Ana Gabriel chronology
| Ayer y Hoy (1994) | Joyas de Dos Siglos (1995) | Vivencias (1996) |

= Joyas de dos siglos =

Joyas de dos siglos (English Gems of two centuries) is the eleventh studio album by Mexican pop singer, Ana Gabriel. It was released on 1995. This material was produced by herself and Diana Veronica Paredes. This album is somewhat of a departure from Gabriel's usual style, but it is one of the artistic high points of her career. It was nominated for Regional Mexican Album of the Year at the Lo Nuestro Awards of 1996.

Professional ratings
Review scores
| Source | Rating |
| Allmusic |  |

==Track listing==
Tracks:
1. Clemencia 03:14
2. Un Viejo Amor 03:17
3. Aburrido Me Voy 02:59
4. Ya Se Va la Embarcación 02:24
5. Despedida 02:55
6. Reconciliación 03:15
7. Hay Unos Ojos 02:57
8. Flor Triste 02:39
9. Boda Negra 03:47
10. Marchita el Alma 03:26
11. Orilla de Un Palmar 03:36
12. Pobre Bohemio 02:58
13. Adiós Mi Chaparrita 03:08
14. Barca de Oro 02:58
15. Valentín de la Sierra 03:25

==Album charts==

| # | Chart | United States Peak Position |
|---|---|---|
| 1. | "Reg. Mex. Albums" | #5 |
| 2. | "Top Lat.
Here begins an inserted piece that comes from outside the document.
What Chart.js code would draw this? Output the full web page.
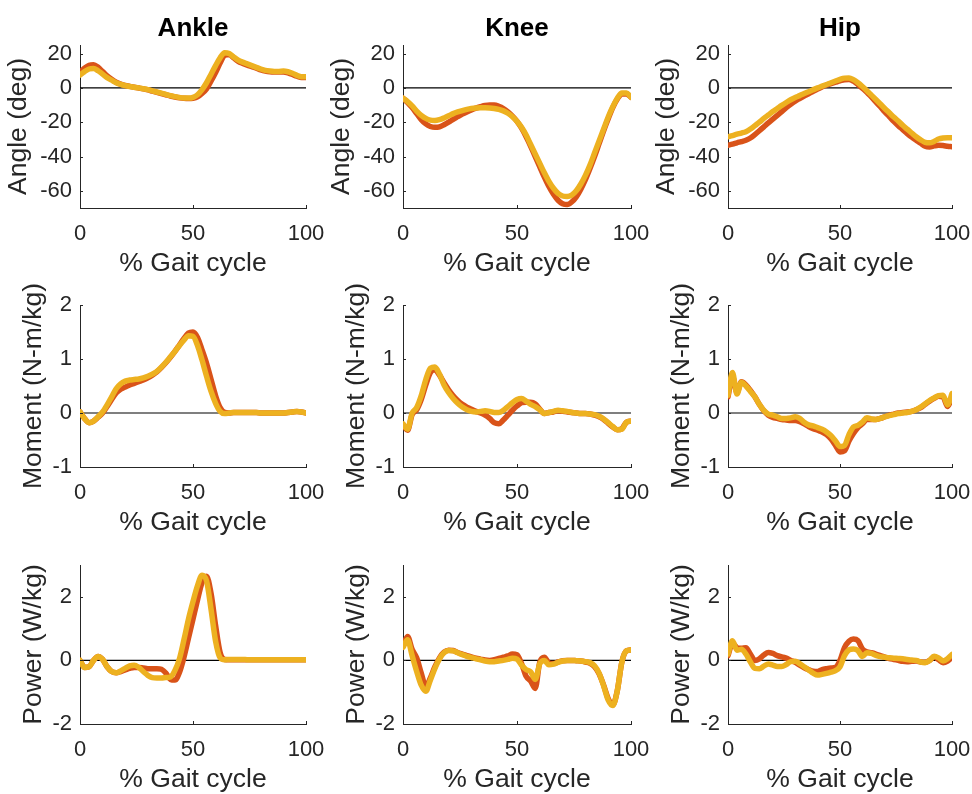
<!DOCTYPE html>
<html>
<head>
<meta charset="utf-8">
<title>Gait kinematics and kinetics</title>
<script src="https://cdn.jsdelivr.net/npm/chart.js@4.4.1/dist/chart.umd.min.js"></script>
<style>
  html, body { margin: 0; padding: 0; background: #fff; overflow: hidden; }
  body { width: 972px; height: 794px; position: relative; }
  canvas { position: absolute; }
</style>
</head>
<body>
<canvas id="p0"></canvas><canvas id="p1"></canvas><canvas id="p2"></canvas>
<canvas id="p3"></canvas><canvas id="p4"></canvas><canvas id="p5"></canvas>
<canvas id="p6"></canvas><canvas id="p7"></canvas><canvas id="p8"></canvas>
<script>
// % gait cycle sample points
const gaitPct = [0,2,4,6,8,10,12,14,16,18,20,22,24,26,28,30,32,34,36,38,40,42,44,46,48,
  50,52,54,56,58,60,62,64,66,68,70,72,74,76,78,80,82,84,86,88,90,92,94,96,98,100];

const pctRange = [0, 100];
const pctTicks = [0, 50, 100];
const angleTicks = [-60, -40, -20, 0, 20];
const momentTicks = [-1, 0, 1, 2];
const powerTicks = [-2, 0, 2];

// series A = orange-red, series B = yellow
const ankleAngleA = [9,11.5,13.2,13.5,12,9.5,7,5,3.3,2.2,1.4,0.9,0.4,-0.1,-0.6,-1.2,-1.9,-2.6,-3.3,-4,
  -4.7,-5.3,-5.8,-6.1,-6.2,-6,-5.2,-3.2,-0.5,4,9,14.5,19,19.5,17.5,15.5,14.3,13.3,12.4,11.5,
  10.5,9.8,9.4,9.3,9.3,9.3,8.8,7.8,6.8,6,6];
const ankleAngleB = [7.5,9.5,11,11.3,10,8,6,4.5,3,2,1.3,0.8,0.4,0,-0.5,-1,-1.7,-2.4,-3.1,-3.8,
  -4.5,-5.1,-5.6,-5.9,-5.9,-5.5,-4,-1,3,8,13,17.5,20.5,20,18,16.2,15,14,13,12,
  11,10.2,9.8,9.6,9.6,9.8,9.4,8.5,7.3,6.5,6.5];

const kneeAngleA = [-6,-8.5,-11.5,-15,-18.5,-21,-22.5,-23,-22.7,-21.5,-20,-18.3,-16.8,-15.3,-14,-12.8,-11.8,-11,-10.3,-10,
  -10,-10.7,-12,-14,-16.5,-19.5,-23.5,-28.5,-34,-40,-46,-52,-57.5,-62,-65.5,-67.5,-68,-66.5,-63.5,-59,
  -53.5,-47,-40,-32.5,-25,-18,-11.5,-6.5,-3.5,-3.5,-5.5];
const kneeAngleB = [-6,-8,-10.5,-13.5,-16,-17.8,-18.8,-19,-18.5,-17.5,-16.3,-15,-14,-13.2,-12.5,-12,-11.7,-11.6,-11.6,-11.7,
  -12,-12.5,-13.4,-14.8,-16.8,-19.5,-23,-27.5,-33,-38.5,-44,-49.5,-54.5,-58.5,-61.5,-63,-63.3,-62.5,-60,-56,
  -51,-45,-38,-31,-24,-17,-11,-6,-3,-3,-5.5];

const hipAngleA = [-33.4,-32.8,-32,-31.3,-30.5,-29.2,-27.2,-25,-22.7,-20.4,-18.2,-16,-13.8,-11.5,-9.5,-7.7,-6.2,-4.8,-3.5,-2,
  -0.6,0.6,1.7,2.5,3.3,4.1,4.8,4.9,3.9,2,-0.2,-2.5,-5.3,-8.2,-11,-14,-16.7,-19.5,-22,-24.3,
  -26.6,-28.7,-30.5,-32.3,-34,-34.4,-33.8,-33.4,-33.6,-34,-34.3];
const hipAngleB = [-28.5,-27.8,-27,-26.3,-25.5,-24,-22,-20,-17.8,-15.8,-13.8,-12,-10.2,-8.5,-6.9,-5.6,-4.5,-3.3,-2.2,-1.1,
  0,1,2,3,4,5,5.7,5.8,4.8,3,0.8,-1.6,-4.2,-6.8,-9.4,-12,-14.5,-17,-19.3,-21.8,
  -24,-26.3,-28.5,-30.3,-31.7,-32,-31.2,-29.8,-29.2,-29,-29];

const ankleMomentA = [0.02,-0.1,-0.18,-0.15,-0.08,0,0.12,0.25,0.37,0.44,0.48,0.52,0.55,0.58,0.61,0.65,0.7,0.76,0.84,0.93,
  1.03,1.14,1.26,1.38,1.48,1.5,1.4,1.17,0.92,0.62,0.32,0.1,0.01,0,0.01,0.01,0.01,0.01,0.01,0.01,
  0,0,0,0,0,0,0.01,0.02,0.03,0.02,0];
const ankleMomentB = [0.02,-0.1,-0.18,-0.15,-0.07,0.02,0.15,0.3,0.45,0.54,0.59,0.61,0.62,0.63,0.65,0.68,0.72,0.77,0.85,0.94,
  1.04,1.14,1.25,1.35,1.43,1.42,1.25,0.98,0.68,0.4,0.18,0.03,-0.01,0,0.01,0.01,0.01,0.01,0.01,0.01,
  0,0,0,0,0,0,0.01,0.02,0.03,0.02,0];

const kneeMomentA = [-0.22,-0.32,-0.03,0.06,0.25,0.52,0.75,0.8,0.7,0.56,0.43,0.32,0.23,0.16,0.11,0.07,0.03,0,-0.04,-0.1,
  -0.18,-0.2,-0.13,-0.04,0.05,0.13,0.19,0.2,0.2,0.17,0.07,-0.01,0.01,0.02,0.04,0.03,0.02,0.01,0,-0.01,
  -0.01,-0.02,-0.04,-0.07,-0.12,-0.19,-0.26,-0.31,-0.29,-0.17,-0.15];
const kneeMomentB = [-0.2,-0.3,0,0.1,0.32,0.62,0.83,0.85,0.72,0.52,0.38,0.27,0.18,0.11,0.06,0.03,0.02,0.03,0.04,0.03,
  0.01,0.01,0.05,0.12,0.19,0.25,0.27,0.22,0.16,0.12,0.06,-0.01,0.01,0.03,0.05,0.04,0.03,0.01,0,-0.01,
  -0.01,-0.02,-0.03,-0.06,-0.11,-0.18,-0.25,-0.31,-0.3,-0.17,-0.15];

const hipMomentA = [0.3,0.68,0.38,0.58,0.52,0.42,0.3,0.16,0.04,-0.04,-0.08,-0.1,-0.12,-0.13,-0.14,-0.14,-0.16,-0.2,-0.25,-0.29,
  -0.32,-0.35,-0.4,-0.48,-0.6,-0.72,-0.7,-0.52,-0.38,-0.27,-0.2,-0.12,-0.12,-0.12,-0.1,-0.07,-0.04,-0.02,0,0.01,
  0.02,0.03,0.06,0.1,0.16,0.22,0.27,0.31,0.3,0.12,0.28];
const hipMomentB = [0.33,0.75,0.35,0.57,0.5,0.4,0.3,0.16,0.05,-0.02,-0.04,-0.07,-0.1,-0.1,-0.09,-0.07,-0.1,-0.17,-0.22,-0.24,
  -0.27,-0.3,-0.35,-0.42,-0.52,-0.62,-0.6,-0.4,-0.26,-0.23,-0.17,-0.09,-0.11,-0.12,-0.1,-0.07,-0.05,-0.03,-0.01,0,
  0.01,0.03,0.06,0.11,0.17,0.23,0.28,0.32,0.33,0.15,0.36];

const anklePowerA = [0,-0.22,-0.2,0,0.12,0.03,-0.2,-0.35,-0.39,-0.35,-0.3,-0.25,-0.22,-0.22,-0.24,-0.26,-0.26,-0.26,-0.28,-0.4,
  -0.6,-0.62,-0.38,0.1,0.7,1.3,1.9,2.45,2.65,2.1,1.1,0.25,0.03,0.02,0.02,0.02,0.02,0.02,0.02,0.02,
  0.02,0.02,0.02,0.02,0.02,0.02,0.02,0.02,0.02,0.02,0.02];
const anklePowerB = [0,-0.22,-0.2,0,0.12,0.03,-0.2,-0.35,-0.39,-0.33,-0.25,-0.17,-0.15,-0.22,-0.35,-0.47,-0.54,-0.55,-0.55,-0.54,
  -0.52,-0.32,0.05,0.65,1.3,1.85,2.35,2.68,2.5,1.6,0.6,0.08,0.02,0.03,0.03,0.03,0.03,0.02,0.02,0.02,
  0.02,0.02,0.02,0.02,0.02,0.02,0.02,0.02,0.02,0.02,0.02];

const kneePowerA = [0.45,0.75,0.35,0.08,-0.4,-0.82,-0.55,-0.2,0.08,0.26,0.32,0.31,0.25,0.2,0.15,0.11,0.07,0.04,0.01,0,
  0.02,0.06,0.1,0.14,0.2,0.18,-0.1,-0.5,-0.65,-0.88,-0.05,0.1,-0.08,-0.1,-0.05,-0.01,0,0,-0.01,-0.02,
  -0.05,-0.09,-0.2,-0.42,-0.78,-1.2,-1.4,-0.95,-0.05,0.3,0.33];
const kneePowerB = [0.41,0.65,0.15,-0.35,-0.78,-0.97,-0.62,-0.25,0.05,0.24,0.31,0.3,0.24,0.18,0.13,0.09,0.05,0.02,-0.02,-0.04,
  -0.04,-0.02,0,0.03,0.07,0.04,-0.15,-0.29,-0.36,-0.6,-0.1,0,-0.14,-0.12,-0.06,-0.02,0,0,-0.01,-0.02,
  -0.04,-0.07,-0.17,-0.4,-0.8,-1.25,-1.42,-0.95,-0.05,0.3,0.33];

const hipPowerA = [0.15,0.55,0.4,0.38,0.4,0.2,0,0.05,0.17,0.25,0.22,0.15,0.11,0.07,0,-0.06,-0.15,-0.23,-0.29,-0.34,
  -0.35,-0.29,-0.26,-0.24,-0.22,0,0.4,0.6,0.67,0.62,0.36,0.27,0.24,0.2,0.15,0.1,0.06,0.03,0,-0.03,
  -0.04,-0.03,-0.02,-0.05,-0.06,0,0.11,0.02,-0.07,-0.02,0.1];
const hipPowerB = [0.2,0.62,0.32,0.35,0.2,-0.05,-0.25,-0.26,-0.18,-0.11,-0.15,-0.19,-0.19,-0.13,-0.04,-0.03,-0.1,-0.2,-0.3,-0.4,
  -0.46,-0.44,-0.41,-0.37,-0.32,-0.2,0.15,0.33,0.36,0.31,0.12,0.24,0.22,0.16,0.12,0.1,0.08,0.07,0.06,0.05,
  0.03,0.01,0,-0.05,-0.07,0,0.13,0.08,-0.02,0.05,0.19];

const colorA = '#D95319';
const colorB = '#EDB120';
const axisColor = '#262626';
const fontFamily = '"Liberation Sans", Arial, Helvetica, sans-serif';

// plot area edges in page pixels
const colLeft = [80, 403, 728];
const colRight = [306, 631, 952];
const rowTop = [45, 305, 565];
const rowBottom = [208, 467, 724];

const rows = [
  { yLabel: 'Angle (deg)', min: -70, max: 25, ticks: angleTicks, titlePad: 3 },
  { yLabel: 'Moment (N-m/kg)', min: -1, max: 2, ticks: momentTicks, titlePad: 18 },
  { yLabel: 'Power (W/kg)', min: -2, max: 3, ticks: powerTicks, titlePad: 18 }
];
const colTitles = ['Ankle', 'Knee', 'Hip'];
const seriesA = [
  [ankleAngleA, kneeAngleA, hipAngleA],
  [ankleMomentA, kneeMomentA, hipMomentA],
  [anklePowerA, kneePowerA, hipPowerA]
];
const seriesB = [
  [ankleAngleB, kneeAngleB, hipAngleB],
  [ankleMomentB, kneeMomentB, hipMomentB],
  [anklePowerB, kneePowerB, hipPowerB]
];

const toPoints = (vals) => gaitPct.map((p, i) => ({ x: p, y: vals[i] }));

// short tick marks pointing into the plot, like the original
const innerTicks = {
  id: 'innerTicks',
  afterDraw(chart) {
    const { ctx, chartArea: a, scales: { x, y } } = chart;
    ctx.save();
    ctx.strokeStyle = axisColor;
    ctx.lineWidth = 1;
    ctx.beginPath();
    x.ticks.forEach(t => {
      const px = Math.round(x.getPixelForValue(t.value)) + 0.5;
      ctx.moveTo(px, a.bottom);
      ctx.lineTo(px, a.bottom - 3);
    });
    y.ticks.forEach(t => {
      const py = Math.round(y.getPixelForValue(t.value)) + 0.5;
      ctx.moveTo(a.left, py);
      ctx.lineTo(a.left + 3, py);
    });
    ctx.stroke();
    ctx.restore();
  }
};

const yAxisW = 80;
const rightPad = 36; // room for the half-width of "100" plus tick padding
const bottomH = 72;

for (let r = 0; r < 3; r++) {
  for (let c = 0; c < 3; c++) {
    const row = rows[r];
    const topPad = r === 0 ? 45 : 25;
    const canvas = document.getElementById('p' + (r * 3 + c));
    const w = colRight[c] - colLeft[c] + yAxisW + rightPad;
    const h = rowBottom[r] - rowTop[r] + topPad + bottomH;
    canvas.width = w;
    canvas.height = h;
    canvas.style.left = (colLeft[c] - yAxisW) + 'px';
    canvas.style.top = (rowTop[r] - topPad) + 'px';

    new Chart(canvas, {
      type: 'line',
      data: {
        datasets: [
          {
            data: toPoints(seriesB[r][c]),
            borderColor: colorB, borderWidth: 5.5, order: 0
          },
          {
            data: toPoints(seriesA[r][c]),
            borderColor: colorA, borderWidth: 5.5, order: 1
          },
          {
            data: pctRange.map(p => ({ x: p, y: 0 })),
            borderColor: '#000', borderWidth: 1.2, order: 2, cubicInterpolationMode: 'default', tension: 0
          }
        ]
      },
      options: {
        responsive: false,
        animation: false,
        events: [],
        elements: {
          point: { radius: 0 },
          line: { borderCapStyle: 'round', borderJoinStyle: 'round', cubicInterpolationMode: 'monotone' }
        },
        layout: { padding: { left: 0, right: rightPad, top: r === 0 ? 0 : topPad, bottom: 0 } },
        plugins: {
          legend: { display: false },
          tooltip: { enabled: false },
          title: {
            display: r === 0,
            text: colTitles[c],
            fullSize: false,
            color: '#000',
            font: { family: fontFamily, size: 26, weight: 'bold', lineHeight: 1.2 },
            padding: { top: 13, bottom: 0.8 }
          }
        },
        scales: {
          x: {
            type: 'linear',
            min: pctRange[0],
            max: pctRange[1],
            afterBuildTicks: (s) => { s.ticks = pctTicks.map(v => ({ value: v })); },
            afterFit: (s) => { s.height = bottomH; },
            grid: { drawOnChartArea: false, drawTicks: false },
            border: { display: true, color: axisColor, width: 1 },
            ticks: { color: axisColor, padding: 13, maxRotation: 0, font: { family: fontFamily, size: 22 } },
            title: {
              display: true,
              text: '% Gait cycle',
              color: axisColor,
              font: { family: fontFamily, size: 26.5, lineHeight: 1.2 },
              padding: { top: 0, bottom: 0 }
            }
          },
          y: {
            min: row.min,
            max: row.max,
            afterBuildTicks: (s) => { s.ticks = row.ticks.map(v => ({ value: v })); },
            afterFit: (s) => { s.width = yAxisW; },
            grid: { drawOnChartArea: false, drawTicks: false },
            border: { display: true, color: axisColor, width: 1 },
            ticks: { color: axisColor, padding: 8, font: { family: fontFamily, size: 22 } },
            title: {
              display: true,
              text: row.yLabel,
              color: axisColor,
              font: { family: fontFamily, size: 26.5, lineHeight: 1.2 },
              padding: { top: row.titlePad, bottom: 0 }
            }
          }
        }
      },
      plugins: [innerTicks]
    });
  }
}
</script>
</body>
</html>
Albums" | #12 |

- Note: This release reached the #5 position in Regional Mexican Albums staying for 17 weeks and it reached the #12 position in the Billboard Top Latin Albums staying for 23 weeks in the chart.

==Certifications==

| Region | Certification | Certified units/sales |
| Mexico (AMPROFON) | Platinum+Gold | 350,000^{‡} |
| United States (RIAA) | 2× Platinum (Latin) | 200,000^{^} |
^{^} Shipments figures based on certification alone. ^{‡} Sales+streaming figures based on certification alone.